Induced neural stem cells modulate microglia activation states via CXCL12/CXCR4 signaling

- INSCs affect microglia activation and the acquisition of neuroprotective phenotypes.
- INSCs modulate microglia phenotypes via CXCL12/CXCR4 signaling.
- INSCs promote neurological functional recovery in CHI mice.
- INSCs reduce cerebral edema and cell death in CHI mice.
- INSCs influence neuronal survival and reactive astrogliosis in CHI mice.

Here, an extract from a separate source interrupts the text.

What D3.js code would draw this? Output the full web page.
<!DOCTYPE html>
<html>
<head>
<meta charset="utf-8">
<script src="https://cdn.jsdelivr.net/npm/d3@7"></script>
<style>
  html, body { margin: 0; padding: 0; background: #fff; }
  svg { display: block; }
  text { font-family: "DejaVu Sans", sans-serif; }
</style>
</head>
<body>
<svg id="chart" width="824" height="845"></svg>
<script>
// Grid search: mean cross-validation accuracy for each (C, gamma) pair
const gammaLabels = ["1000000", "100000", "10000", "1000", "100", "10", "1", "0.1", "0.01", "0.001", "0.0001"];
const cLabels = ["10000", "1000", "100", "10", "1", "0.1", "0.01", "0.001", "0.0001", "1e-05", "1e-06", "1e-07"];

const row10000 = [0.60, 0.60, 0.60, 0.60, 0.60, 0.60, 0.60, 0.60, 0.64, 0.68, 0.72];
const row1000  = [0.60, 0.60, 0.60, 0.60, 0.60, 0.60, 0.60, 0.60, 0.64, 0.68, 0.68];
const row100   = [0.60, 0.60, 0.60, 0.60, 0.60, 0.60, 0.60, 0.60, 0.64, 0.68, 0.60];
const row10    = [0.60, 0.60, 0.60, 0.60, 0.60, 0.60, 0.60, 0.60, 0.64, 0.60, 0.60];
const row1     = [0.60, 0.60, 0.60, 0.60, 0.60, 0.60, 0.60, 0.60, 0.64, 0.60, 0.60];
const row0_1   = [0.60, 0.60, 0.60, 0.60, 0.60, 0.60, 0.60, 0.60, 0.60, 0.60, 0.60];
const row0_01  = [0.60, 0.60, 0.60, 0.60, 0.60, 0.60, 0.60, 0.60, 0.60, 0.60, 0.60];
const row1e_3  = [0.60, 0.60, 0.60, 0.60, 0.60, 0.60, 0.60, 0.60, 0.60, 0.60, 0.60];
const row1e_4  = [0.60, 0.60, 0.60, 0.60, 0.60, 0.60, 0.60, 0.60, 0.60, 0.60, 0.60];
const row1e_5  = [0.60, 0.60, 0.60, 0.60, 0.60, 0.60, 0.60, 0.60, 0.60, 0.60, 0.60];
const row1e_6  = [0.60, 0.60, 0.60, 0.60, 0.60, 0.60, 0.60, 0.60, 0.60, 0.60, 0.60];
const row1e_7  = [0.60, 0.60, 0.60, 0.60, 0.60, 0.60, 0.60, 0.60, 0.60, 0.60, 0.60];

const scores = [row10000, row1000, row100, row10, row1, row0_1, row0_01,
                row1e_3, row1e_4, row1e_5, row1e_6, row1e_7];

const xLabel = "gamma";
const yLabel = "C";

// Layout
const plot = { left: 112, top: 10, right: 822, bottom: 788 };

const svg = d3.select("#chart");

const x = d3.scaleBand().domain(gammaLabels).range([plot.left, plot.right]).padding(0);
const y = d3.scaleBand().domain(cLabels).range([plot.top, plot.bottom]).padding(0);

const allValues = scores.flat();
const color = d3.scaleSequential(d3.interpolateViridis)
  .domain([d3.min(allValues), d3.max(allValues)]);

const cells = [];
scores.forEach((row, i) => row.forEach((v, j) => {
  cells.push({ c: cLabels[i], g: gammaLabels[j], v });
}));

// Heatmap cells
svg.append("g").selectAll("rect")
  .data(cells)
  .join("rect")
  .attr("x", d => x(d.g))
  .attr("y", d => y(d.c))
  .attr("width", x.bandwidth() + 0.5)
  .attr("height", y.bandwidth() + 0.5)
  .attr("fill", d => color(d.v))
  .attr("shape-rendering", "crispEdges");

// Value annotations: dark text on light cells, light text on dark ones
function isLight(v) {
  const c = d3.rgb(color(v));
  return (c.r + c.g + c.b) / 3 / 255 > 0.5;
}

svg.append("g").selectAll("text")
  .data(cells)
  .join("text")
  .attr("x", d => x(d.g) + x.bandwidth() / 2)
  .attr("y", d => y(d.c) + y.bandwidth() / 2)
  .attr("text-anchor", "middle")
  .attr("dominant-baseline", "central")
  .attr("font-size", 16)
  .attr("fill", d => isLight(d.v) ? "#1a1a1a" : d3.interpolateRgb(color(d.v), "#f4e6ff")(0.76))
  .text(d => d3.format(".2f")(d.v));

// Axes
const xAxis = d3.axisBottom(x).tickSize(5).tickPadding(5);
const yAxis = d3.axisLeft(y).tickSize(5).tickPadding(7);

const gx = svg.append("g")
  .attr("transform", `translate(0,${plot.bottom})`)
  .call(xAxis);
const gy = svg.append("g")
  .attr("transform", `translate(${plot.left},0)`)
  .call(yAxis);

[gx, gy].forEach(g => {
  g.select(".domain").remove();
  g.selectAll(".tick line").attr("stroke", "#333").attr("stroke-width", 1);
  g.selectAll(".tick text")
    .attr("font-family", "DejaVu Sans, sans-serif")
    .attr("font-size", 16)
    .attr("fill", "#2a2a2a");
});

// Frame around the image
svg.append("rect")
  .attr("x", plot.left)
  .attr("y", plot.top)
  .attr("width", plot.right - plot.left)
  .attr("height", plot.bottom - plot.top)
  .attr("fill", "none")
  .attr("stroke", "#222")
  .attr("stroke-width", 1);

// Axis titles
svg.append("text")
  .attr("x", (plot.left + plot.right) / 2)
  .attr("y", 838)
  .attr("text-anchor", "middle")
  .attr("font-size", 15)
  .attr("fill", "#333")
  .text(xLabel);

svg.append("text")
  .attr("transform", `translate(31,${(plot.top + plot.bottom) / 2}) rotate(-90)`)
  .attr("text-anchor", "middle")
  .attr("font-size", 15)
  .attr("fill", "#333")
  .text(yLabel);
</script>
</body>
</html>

We previously reported that induced neural stem cells (iNSCs) directly reprogrammed from mouse embryonic fibroblasts can expand and differentiate into neurons, astrocytes and oligodendrocytes. Whether iNSCs have immunoregulatory properties in addition to facilitating cell replacement remains uncertain. In this study, we aimed to characterize the immunomodulatory effects of iNSCs on the activation states of microglia and to elucidate the mechanisms underlying these effects. Using a mouse model of closed head injury (CHI), we observed that iNSC grafts decreased the levels of ED1+/Iba1+ and TNF-α+/Iba1+ microglia but increased the levels of IGF1+/Iba1+ microglia in the injured cortex. Subsequently, using a Transwell co-culture system, we discovered that iNSCs could modulate LPS-pretreated microglia phenotypes in vitro via CXCL12/CXCR4 signaling, which we demonstrated through the administration of the CXCR4 antagonist AMD3100 and CXCR4-specific siRNA treatment. An in vivo loss-of-function study also revealed that iNSC grafts regulated the behavior of resident microglia via CXCL12/CXCR4 signaling, influencing their activation state such that they promoted neurological functional recovery and neuron survival. Furthermore, the beneficial effects of iNSC transplantation were significantly diminished by CXCR4 knockdown. In short, iNSCs have the potential to influence microglia activation and the acquisition of neuroprotective phenotypes via CXCL12/CXCR4 signaling.